::: EXTRACTED DATA
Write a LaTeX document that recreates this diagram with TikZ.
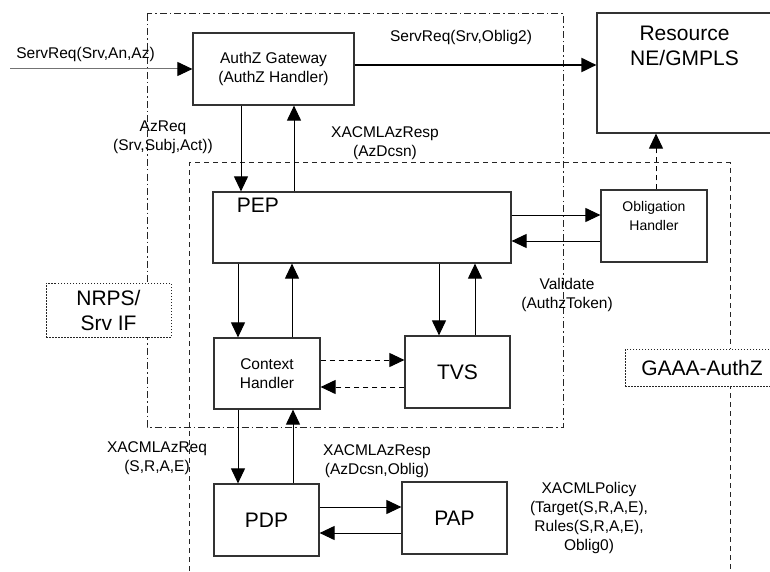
::::::
::: EXTRACTED DATA
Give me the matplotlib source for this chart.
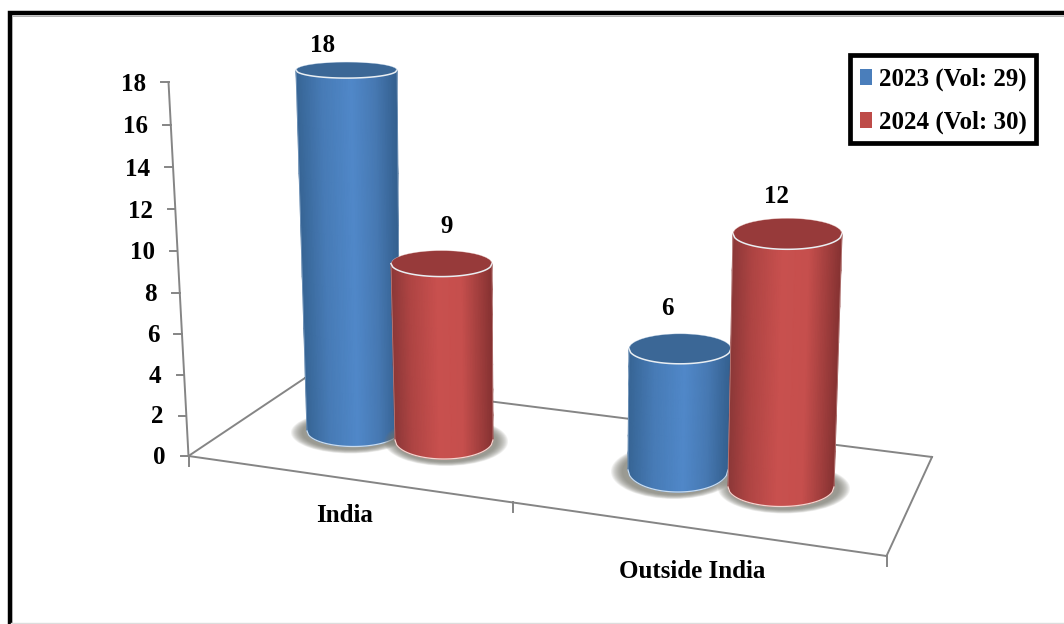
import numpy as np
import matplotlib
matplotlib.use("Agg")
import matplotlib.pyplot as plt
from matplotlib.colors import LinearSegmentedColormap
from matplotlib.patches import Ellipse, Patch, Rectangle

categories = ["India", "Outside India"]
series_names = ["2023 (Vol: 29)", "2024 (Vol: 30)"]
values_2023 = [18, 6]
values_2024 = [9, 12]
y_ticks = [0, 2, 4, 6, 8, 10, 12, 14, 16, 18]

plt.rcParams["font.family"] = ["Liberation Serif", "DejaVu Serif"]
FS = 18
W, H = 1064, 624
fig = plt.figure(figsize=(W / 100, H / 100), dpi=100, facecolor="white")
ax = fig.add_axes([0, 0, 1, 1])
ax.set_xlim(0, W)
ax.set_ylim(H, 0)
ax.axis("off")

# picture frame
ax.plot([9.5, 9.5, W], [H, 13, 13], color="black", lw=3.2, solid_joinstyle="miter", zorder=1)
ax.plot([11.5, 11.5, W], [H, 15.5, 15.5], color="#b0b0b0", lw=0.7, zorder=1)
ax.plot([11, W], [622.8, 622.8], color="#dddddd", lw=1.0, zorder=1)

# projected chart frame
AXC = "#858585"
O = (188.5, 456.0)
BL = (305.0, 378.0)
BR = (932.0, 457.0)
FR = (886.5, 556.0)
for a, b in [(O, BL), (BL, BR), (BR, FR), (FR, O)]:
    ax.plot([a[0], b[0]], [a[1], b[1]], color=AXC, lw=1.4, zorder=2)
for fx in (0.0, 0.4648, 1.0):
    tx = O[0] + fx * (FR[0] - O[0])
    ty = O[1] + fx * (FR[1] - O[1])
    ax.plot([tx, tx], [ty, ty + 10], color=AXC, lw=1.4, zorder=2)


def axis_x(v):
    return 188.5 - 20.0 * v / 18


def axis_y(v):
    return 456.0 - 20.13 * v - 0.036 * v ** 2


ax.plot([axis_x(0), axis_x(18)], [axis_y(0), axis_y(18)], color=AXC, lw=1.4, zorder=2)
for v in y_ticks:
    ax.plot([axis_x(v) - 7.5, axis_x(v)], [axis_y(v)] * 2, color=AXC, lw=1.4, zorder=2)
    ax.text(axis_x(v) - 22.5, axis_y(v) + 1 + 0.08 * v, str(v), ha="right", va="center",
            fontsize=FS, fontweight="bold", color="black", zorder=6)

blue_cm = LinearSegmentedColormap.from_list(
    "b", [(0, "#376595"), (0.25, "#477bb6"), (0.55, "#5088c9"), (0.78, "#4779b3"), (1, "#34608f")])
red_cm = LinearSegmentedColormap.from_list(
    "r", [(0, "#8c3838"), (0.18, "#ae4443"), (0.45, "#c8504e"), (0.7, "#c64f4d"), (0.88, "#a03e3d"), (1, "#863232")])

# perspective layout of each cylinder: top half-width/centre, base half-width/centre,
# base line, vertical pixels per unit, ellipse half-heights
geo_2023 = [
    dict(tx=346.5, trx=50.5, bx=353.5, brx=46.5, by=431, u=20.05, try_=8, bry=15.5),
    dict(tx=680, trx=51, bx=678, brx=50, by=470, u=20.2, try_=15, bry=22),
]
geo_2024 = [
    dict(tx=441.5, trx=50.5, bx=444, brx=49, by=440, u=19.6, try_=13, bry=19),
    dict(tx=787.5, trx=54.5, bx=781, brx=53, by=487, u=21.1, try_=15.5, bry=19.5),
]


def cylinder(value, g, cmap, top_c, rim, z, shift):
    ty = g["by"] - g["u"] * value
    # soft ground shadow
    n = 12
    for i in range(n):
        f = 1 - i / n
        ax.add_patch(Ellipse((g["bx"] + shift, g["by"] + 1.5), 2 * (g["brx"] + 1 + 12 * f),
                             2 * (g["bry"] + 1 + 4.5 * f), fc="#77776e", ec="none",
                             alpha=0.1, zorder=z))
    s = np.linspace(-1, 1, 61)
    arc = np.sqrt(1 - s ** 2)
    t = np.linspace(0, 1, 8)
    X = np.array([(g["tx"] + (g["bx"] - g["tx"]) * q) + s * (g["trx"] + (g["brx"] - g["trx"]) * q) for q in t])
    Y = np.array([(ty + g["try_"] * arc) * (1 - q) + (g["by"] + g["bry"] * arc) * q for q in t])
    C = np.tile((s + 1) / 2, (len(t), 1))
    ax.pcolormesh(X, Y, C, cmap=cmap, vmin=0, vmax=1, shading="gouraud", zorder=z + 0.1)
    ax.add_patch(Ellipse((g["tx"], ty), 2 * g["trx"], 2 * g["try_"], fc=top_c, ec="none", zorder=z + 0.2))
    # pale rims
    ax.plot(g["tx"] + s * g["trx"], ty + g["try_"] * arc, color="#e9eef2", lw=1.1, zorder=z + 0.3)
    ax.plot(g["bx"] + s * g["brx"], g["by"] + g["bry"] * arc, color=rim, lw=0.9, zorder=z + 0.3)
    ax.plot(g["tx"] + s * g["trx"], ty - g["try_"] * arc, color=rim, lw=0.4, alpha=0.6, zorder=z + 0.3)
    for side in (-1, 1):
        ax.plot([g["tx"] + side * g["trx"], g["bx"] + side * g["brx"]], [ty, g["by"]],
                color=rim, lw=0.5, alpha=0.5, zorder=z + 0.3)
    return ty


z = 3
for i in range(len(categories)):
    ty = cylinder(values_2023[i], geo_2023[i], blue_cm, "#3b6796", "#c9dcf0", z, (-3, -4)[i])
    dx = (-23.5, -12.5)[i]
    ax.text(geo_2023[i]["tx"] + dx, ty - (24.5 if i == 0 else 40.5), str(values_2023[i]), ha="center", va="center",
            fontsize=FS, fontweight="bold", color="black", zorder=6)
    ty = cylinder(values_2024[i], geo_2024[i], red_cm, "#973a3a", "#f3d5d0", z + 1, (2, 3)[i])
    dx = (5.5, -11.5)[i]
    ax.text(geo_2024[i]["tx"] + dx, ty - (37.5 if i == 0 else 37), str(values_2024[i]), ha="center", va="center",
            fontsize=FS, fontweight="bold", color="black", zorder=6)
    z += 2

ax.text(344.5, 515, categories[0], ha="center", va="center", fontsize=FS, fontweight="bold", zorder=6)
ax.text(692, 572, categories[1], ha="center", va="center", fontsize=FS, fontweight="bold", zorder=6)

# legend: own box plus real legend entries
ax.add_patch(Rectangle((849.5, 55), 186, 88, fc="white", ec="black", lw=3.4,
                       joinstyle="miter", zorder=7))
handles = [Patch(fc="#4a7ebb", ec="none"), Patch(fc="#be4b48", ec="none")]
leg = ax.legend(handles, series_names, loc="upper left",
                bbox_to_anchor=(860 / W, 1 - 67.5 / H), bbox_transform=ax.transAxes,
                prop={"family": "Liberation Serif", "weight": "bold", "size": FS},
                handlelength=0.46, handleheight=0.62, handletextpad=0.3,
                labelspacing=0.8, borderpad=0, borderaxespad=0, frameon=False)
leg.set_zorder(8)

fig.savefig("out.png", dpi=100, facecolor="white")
::::::
# SET EXERCISE
Print the line above containing "Give me the matplotlib source for this chart.", the line containing "from matplotlib.patches import", and everything between them, exactly as written. Pictures stay out.

# SOLVED EXERCISE
Give me the matplotlib source for this chart.
import numpy as np
import matplotlib
matplotlib.use("Agg")
import matplotlib.pyplot as plt
from matplotlib.colors import LinearSegmentedColormap
from matplotlib.patches import Ellipse, Patch, Rectangle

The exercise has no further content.